--- Collected material ---
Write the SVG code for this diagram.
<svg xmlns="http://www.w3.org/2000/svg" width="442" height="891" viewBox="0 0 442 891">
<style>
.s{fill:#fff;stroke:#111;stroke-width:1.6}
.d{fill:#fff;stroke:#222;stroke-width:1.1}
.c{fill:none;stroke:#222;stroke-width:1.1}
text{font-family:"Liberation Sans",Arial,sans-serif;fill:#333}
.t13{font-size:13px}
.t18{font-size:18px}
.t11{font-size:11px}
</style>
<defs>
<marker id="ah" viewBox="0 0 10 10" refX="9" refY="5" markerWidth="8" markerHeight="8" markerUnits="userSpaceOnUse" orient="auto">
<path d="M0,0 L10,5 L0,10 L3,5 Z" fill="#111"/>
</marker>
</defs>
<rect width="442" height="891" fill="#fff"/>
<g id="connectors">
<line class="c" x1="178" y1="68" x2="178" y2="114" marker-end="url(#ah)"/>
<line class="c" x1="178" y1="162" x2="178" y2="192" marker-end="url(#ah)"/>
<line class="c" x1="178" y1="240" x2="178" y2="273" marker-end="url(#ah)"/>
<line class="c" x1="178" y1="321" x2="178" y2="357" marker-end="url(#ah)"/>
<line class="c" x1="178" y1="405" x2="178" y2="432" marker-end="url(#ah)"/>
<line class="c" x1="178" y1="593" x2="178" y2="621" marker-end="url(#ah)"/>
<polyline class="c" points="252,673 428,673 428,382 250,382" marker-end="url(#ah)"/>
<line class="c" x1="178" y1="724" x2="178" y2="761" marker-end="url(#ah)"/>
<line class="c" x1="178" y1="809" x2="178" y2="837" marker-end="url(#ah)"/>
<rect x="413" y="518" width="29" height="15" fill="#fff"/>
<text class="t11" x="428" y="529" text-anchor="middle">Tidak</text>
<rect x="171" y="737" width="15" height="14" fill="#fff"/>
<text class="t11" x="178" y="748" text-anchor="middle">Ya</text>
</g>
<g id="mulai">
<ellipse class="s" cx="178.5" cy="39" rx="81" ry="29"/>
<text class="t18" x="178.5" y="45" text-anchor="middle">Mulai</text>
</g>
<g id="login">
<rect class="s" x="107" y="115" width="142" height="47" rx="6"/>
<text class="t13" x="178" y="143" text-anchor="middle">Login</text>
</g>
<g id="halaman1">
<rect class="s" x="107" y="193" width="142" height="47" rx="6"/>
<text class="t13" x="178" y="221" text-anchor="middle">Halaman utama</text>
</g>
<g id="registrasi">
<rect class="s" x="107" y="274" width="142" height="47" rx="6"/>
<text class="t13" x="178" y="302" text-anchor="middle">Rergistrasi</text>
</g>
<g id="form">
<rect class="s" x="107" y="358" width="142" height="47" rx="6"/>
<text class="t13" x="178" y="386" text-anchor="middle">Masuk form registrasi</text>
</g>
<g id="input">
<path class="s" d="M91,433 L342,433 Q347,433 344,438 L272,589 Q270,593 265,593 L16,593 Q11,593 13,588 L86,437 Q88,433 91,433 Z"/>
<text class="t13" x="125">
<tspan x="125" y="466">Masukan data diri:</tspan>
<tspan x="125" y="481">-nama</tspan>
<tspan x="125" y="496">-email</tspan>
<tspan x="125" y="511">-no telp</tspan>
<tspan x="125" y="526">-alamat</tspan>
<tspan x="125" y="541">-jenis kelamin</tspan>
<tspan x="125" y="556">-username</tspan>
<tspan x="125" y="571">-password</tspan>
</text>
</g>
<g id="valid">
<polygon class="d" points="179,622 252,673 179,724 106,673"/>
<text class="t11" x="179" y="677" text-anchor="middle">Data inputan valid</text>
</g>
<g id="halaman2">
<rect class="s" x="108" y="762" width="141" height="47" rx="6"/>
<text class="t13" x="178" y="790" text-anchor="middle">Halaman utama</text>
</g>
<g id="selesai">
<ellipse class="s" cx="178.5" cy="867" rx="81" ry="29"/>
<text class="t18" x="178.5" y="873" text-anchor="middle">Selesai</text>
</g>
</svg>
---
Directive: The listing above should be transcribed in full, exactly as written.

The response:
Write the SVG code for this diagram.
<svg xmlns="http://www.w3.org/2000/svg" width="442" height="891" viewBox="0 0 442 891">
<style>
.s{fill:#fff;stroke:#111;stroke-width:1.6}
.d{fill:#fff;stroke:#222;stroke-width:1.1}
.c{fill:none;stroke:#222;stroke-width:1.1}
text{font-family:"Liberation Sans",Arial,sans-serif;fill:#333}
.t13{font-size:13px}
.t18{font-size:18px}
.t11{font-size:11px}
</style>
<defs>
<marker id="ah" viewBox="0 0 10 10" refX="9" refY="5" markerWidth="8" markerHeight="8" markerUnits="userSpaceOnUse" orient="auto">
<path d="M0,0 L10,5 L0,10 L3,5 Z" fill="#111"/>
</marker>
</defs>
<rect width="442" height="891" fill="#fff"/>
<g id="connectors">
<line class="c" x1="178" y1="68" x2="178" y2="114" marker-end="url(#ah)"/>
<line class="c" x1="178" y1="162" x2="178" y2="192" marker-end="url(#ah)"/>
<line class="c" x1="178" y1="240" x2="178" y2="273" marker-end="url(#ah)"/>
<line class="c" x1="178" y1="321" x2="178" y2="357" marker-end="url(#ah)"/>
<line class="c" x1="178" y1="405" x2="178" y2="432" marker-end="url(#ah)"/>
<line class="c" x1="178" y1="593" x2="178" y2="621" marker-end="url(#ah)"/>
<polyline class="c" points="252,673 428,673 428,382 250,382" marker-end="url(#ah)"/>
<line class="c" x1="178" y1="724" x2="178" y2="761" marker-end="url(#ah)"/>
<line class="c" x1="178" y1="809" x2="178" y2="837" marker-end="url(#ah)"/>
<rect x="413" y="518" width="29" height="15" fill="#fff"/>
<text class="t11" x="428" y="529" text-anchor="middle">Tidak</text>
<rect x="171" y="737" width="15" height="14" fill="#fff"/>
<text class="t11" x="178" y="748" text-anchor="middle">Ya</text>
</g>
<g id="mulai">
<ellipse class="s" cx="178.5" cy="39" rx="81" ry="29"/>
<text class="t18" x="178.5" y="45" text-anchor="middle">Mulai</text>
</g>
<g id="login">
<rect class="s" x="107" y="115" width="142" height="47" rx="6"/>
<text class="t13" x="178" y="143" text-anchor="middle">Login</text>
</g>
<g id="halaman1">
<rect class="s" x="107" y="193" width="142" height="47" rx="6"/>
<text class="t13" x="178" y="221" text-anchor="middle">Halaman utama</text>
</g>
<g id="registrasi">
<rect class="s" x="107" y="274" width="142" height="47" rx="6"/>
<text class="t13" x="178" y="302" text-anchor="middle">Rergistrasi</text>
</g>
<g id="form">
<rect class="s" x="107" y="358" width="142" height="47" rx="6"/>
<text class="t13" x="178" y="386" text-anchor="middle">Masuk form registrasi</text>
</g>
<g id="input">
<path class="s" d="M91,433 L342,433 Q347,433 344,438 L272,589 Q270,593 265,593 L16,593 Q11,593 13,588 L86,437 Q88,433 91,433 Z"/>
<text class="t13" x="125">
<tspan x="125" y="466">Masukan data diri:</tspan>
<tspan x="125" y="481">-nama</tspan>
<tspan x="125" y="496">-email</tspan>
<tspan x="125" y="511">-no telp</tspan>
<tspan x="125" y="526">-alamat</tspan>
<tspan x="125" y="541">-jenis kelamin</tspan>
<tspan x="125" y="556">-username</tspan>
<tspan x="125" y="571">-password</tspan>
</text>
</g>
<g id="valid">
<polygon class="d" points="179,622 252,673 179,724 106,673"/>
<text class="t11" x="179" y="677" text-anchor="middle">Data inputan valid</text>
</g>
<g id="halaman2">
<rect class="s" x="108" y="762" width="141" height="47" rx="6"/>
<text class="t13" x="178" y="790" text-anchor="middle">Halaman utama</text>
</g>
<g id="selesai">
<ellipse class="s" cx="178.5" cy="867" rx="81" ry="29"/>
<text class="t18" x="178.5" y="873" text-anchor="middle">Selesai</text>
</g>
</svg>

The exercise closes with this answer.